The 5/8-in id, 1-in od shim is really not the right size. I bought it before having the mechanism apart, so size was a guess. If I were to do this again (and I probably will just to do this job “right”) I’d use a 1/2-in id, 3/4-in od shim (McMaster Carr #90805A162).
The cost was Shim $6.34, Tax $0.64, Shipping $4.38, Total $11.36. The smaller diameter shim is a little cheaper. Shipping varies depending what else is in the order and whether it is a residential drop or business. This was a business drop and it was the only item in the order so I took the fullest hit I could on the shipping rate.
Mark
-
And I thought you were able to avoid shipping because their warehouse was in Atlanta!
http://maps.google.com/maps?f=q&source=s_q&hl=en&geocode=&q=mcmaster-carr&aq=&sll=33.756672,-84.54988&sspn=0.008153,0.013797&ie=UTF8&hq=mcmaster-carr&hnear=&ll=33.713479,-84.586508&spn=0.003855,0.006899&z=17
Neat video. Thanks!
-
And I thought you were able to avoid shipping because their warehouse was in Atlanta!
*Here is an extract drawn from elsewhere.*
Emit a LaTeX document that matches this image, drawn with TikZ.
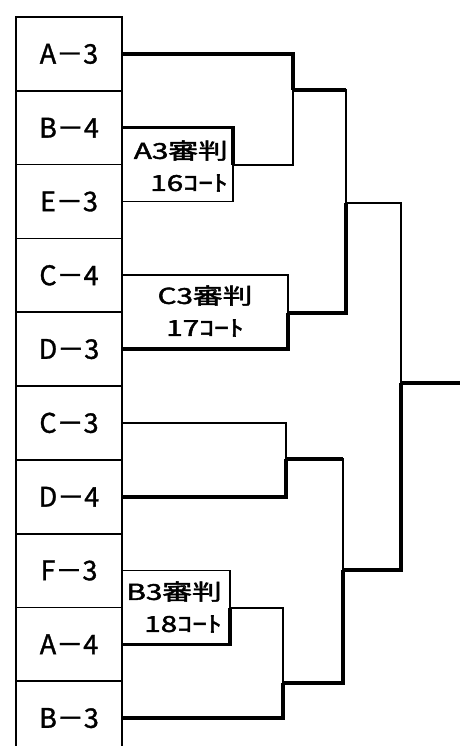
\documentclass[tikz,border=0pt]{standalone}
\usepackage{graphicx}
\usepackage{fontspec}
\setmainfont{Noto Sans CJK JP}
\newfontfamily\teamfont{Noto Sans CJK JP}[FakeBold=1.2]
\newfontfamily\judgefont{Noto Sans CJK JP}[FakeBold=1.8]
\begin{document}
\begin{tikzpicture}[x=1pt,y=-1pt,
  team/.style={draw,line width=1.8pt,minimum width=106pt,minimum height=73.8pt,inner sep=0pt,font=\teamfont\fontsize{27}{27}\selectfont},
  win/.style={line width=3.6pt},
  lose/.style={line width=1.8pt},
  judge/.style={inner sep=0pt,font=\judgefont\fontsize{22}{32}\selectfont}]
\useasboundingbox (0,0) rectangle (464,746);
\clip (0,0) rectangle (464,746);
\fill[white] (0,0) rectangle (464,746);
% team boxes
\node[team] (b0) at (69,53.9) {A－3};
\node[team] (b1) at (69,127.7) {B－4};
\node[team] (b2) at (69,201.5) {E－3};
\node[team] (b3) at (69,275.3) {C－4};
\node[team] (b4) at (69,349.1) {D－3};
\node[team] (b5) at (69,422.9) {C－3};
\node[team] (b6) at (69,496.7) {D－4};
\node[team] (b7) at (69,570.5) {F－3};
\node[team] (b8) at (69,644.3) {A－4};
\node[team] (b9) at (69,718.1) {B－3};
% joints
\coordinate (jBE) at (233,165);
\coordinate (jA) at (293,90);
\coordinate (jCD) at (288,313);
\coordinate (jT) at (346,203);
\coordinate (jCDd) at (286,459);
\coordinate (jFA) at (230,608);
\coordinate (jB) at (283,683);
\coordinate (jBot) at (343,570);
\coordinate (jF) at (401,383);
\coordinate (fin) at (460,383);
% round 1
\draw[win] (b1.east) -| (jBE);
\draw[lose] (b2.east) -| (jBE);
\draw[win] (b0.east) -| (jA);
\draw[lose] (jBE) -| (jA);
\draw[lose] (b3.east) -| (jCD);
\draw[win] (b4.east) -| (jCD);
\draw[lose] (b5.east) -| (jCDd);
\draw[win] (b6.east) -| (jCDd);
\draw[lose] (b7.east) -| (jFA);
\draw[win] (b8.east) -| (jFA);
\draw[lose] (jFA) -| (jB);
\draw[win] (b9.east) -| (jB);
% round 2
\draw[lose] (jA) -| (jT);
\draw[win] (jA) -- (jA -| jT);
\draw[win] (jCD) -| (jT);
\draw[lose] (jCDd) -| (jBot);
\draw[win] (jCDd) -- (jCDd -| jBot);
\draw[win] (jB) -| (jBot);
% final
\draw[lose] (jT) -| (jF);
\draw[win] (jBot) -| (jF);
\draw[win] (jF) -- (fin);
% judge labels
\node[judge,align=right,anchor=east] (l1) at (228,166) {\scalebox{1.35}[1]{A3審判}\\\scalebox{1.35}[1]{16ｺｰﾄ}};
\node[judge,align=center] (l2) at (205,311) {\scalebox{1.35}[1]{C3審判}\\\scalebox{1.35}[1]{17ｺｰﾄ}};
\node[judge,align=right,anchor=east] (l3) at (222,607) {\scalebox{1.35}[1]{B3審判}\\\scalebox{1.35}[1]{18ｺｰﾄ}};
\end{tikzpicture}
\end{document}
http://maps.google.com/maps?f=q&source=s_q&hl=en&geocode=&q=mcmaster-carr&aq=&sll=33.756672,-84.54988&sspn=0.008153,0.013797&ie=UTF8&hq=mcmaster-carr&hnear=&ll=33.713479,-84.586508&spn=0.003855,0.006899&z=17
Neat video. Thanks!
Apparently my new company does not do the same sort of volume with McMaster Carr as my old, so we get hit with some freight even though we're on a regular drop route. Still, can't fault the service, same day delivery for most items ordered before noon.
Mark
-
I am getting a new needle bearing tomorrow for my lever. With my lateral thinking hat on I think I will put the pivot bolt in the lathe and skim a half of a millimetre off the shoulder. If it is then too tight a swipe across the face of the lever with a file should fine tune the clearance.
-
I am getting a new needle bearing tomorrow for my lever. With my lateral thinking hat on I think I will put the pivot bolt in the lathe and skim a half of a millimetre off the shoulder. If it is then too tight a swipe across the face of the lever with a file should fine tune the clearance.
Bruce,
I think that will work just as well as the shim idea. I ended up with a shim 0.026-in thick (i.e. 0.66 mm). If you have access to a suitable gauge, even feeler gauges might work, you might be able to measure the float under the pivot bolt before you start to give you a target for how much machining the shoulder needs.